LESSON #1: WITH ATHLETES, EVERYTHING IS A COMPETITION-- This team has been trained to be addicted winners.  Every situation has room for competitive tomfoolery.  They can make a contest out of anything and everything.  Internally, there is a magnetism to that constant competition.  Competition reveals character.  That merging and strengthening of character brings them together and builds their friendships.

LESSON #2: TEXANS CAN DANCE-- Damn, Texas!  1980 was the summer of "Urban Cowboy."  That film showed us guys in shitkickers throwing it down.  This film will add disco and punk rock to that legend as these players have a repertoire for any music and its matching wardrobe.  The ladies eat it up.  To think, in four years, "Footloose" would hit next.    

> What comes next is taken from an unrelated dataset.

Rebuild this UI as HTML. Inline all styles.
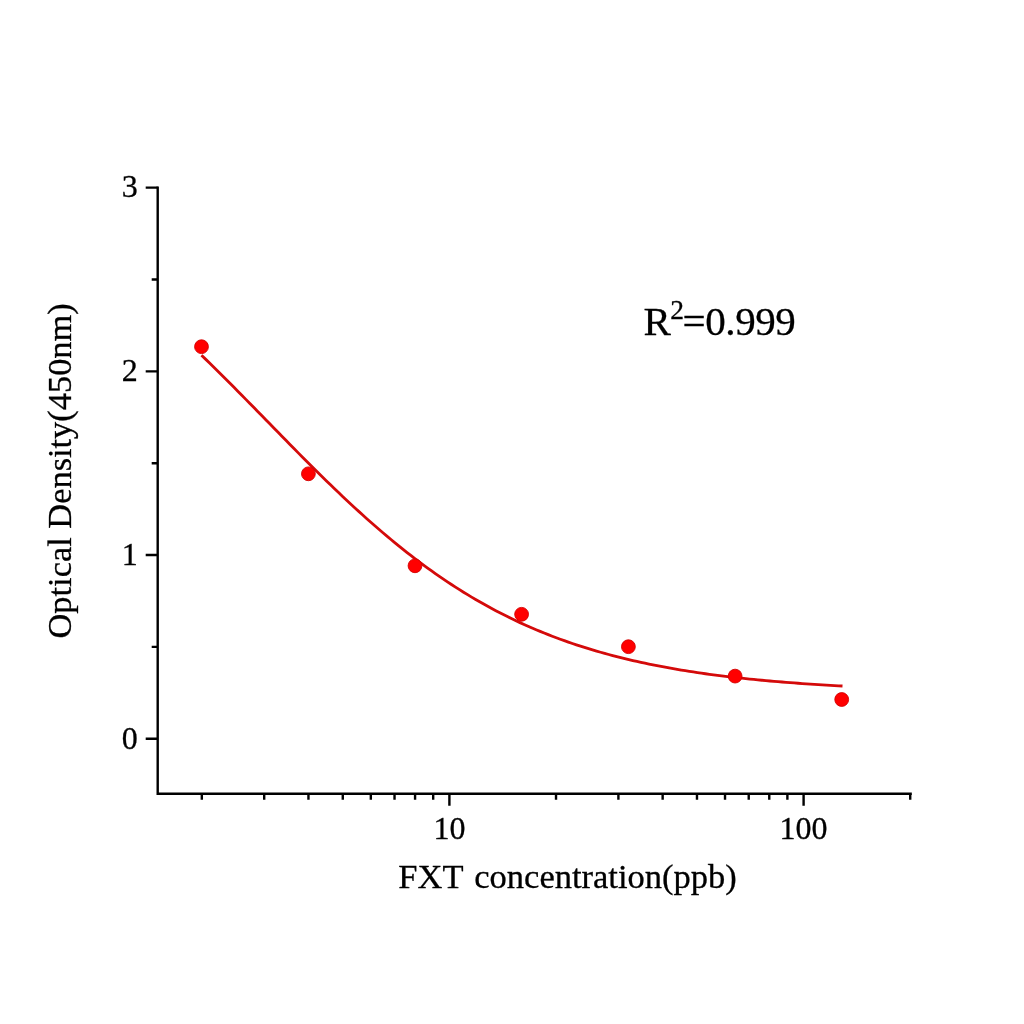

LESSON #3: THE EXTROVERTED COOL CONFIDENCE OF COLLEGE ATHLETES-- The overwhelming majority of "coming-of-age" college films are populated by awkward, introverted wallflowers trying to find their voice and niche on campus.  That is absolutely not the case in "Everybody Wants Some."  College athletes, especially the male ones, are walking machismo.  Every single one of these players were the studs of their high school and carry themselves with effortless confidence.  To watch a college film comprised entirely of extroverts is a breath of fresh air.  It's nice not to have to always swallow insufferable angst.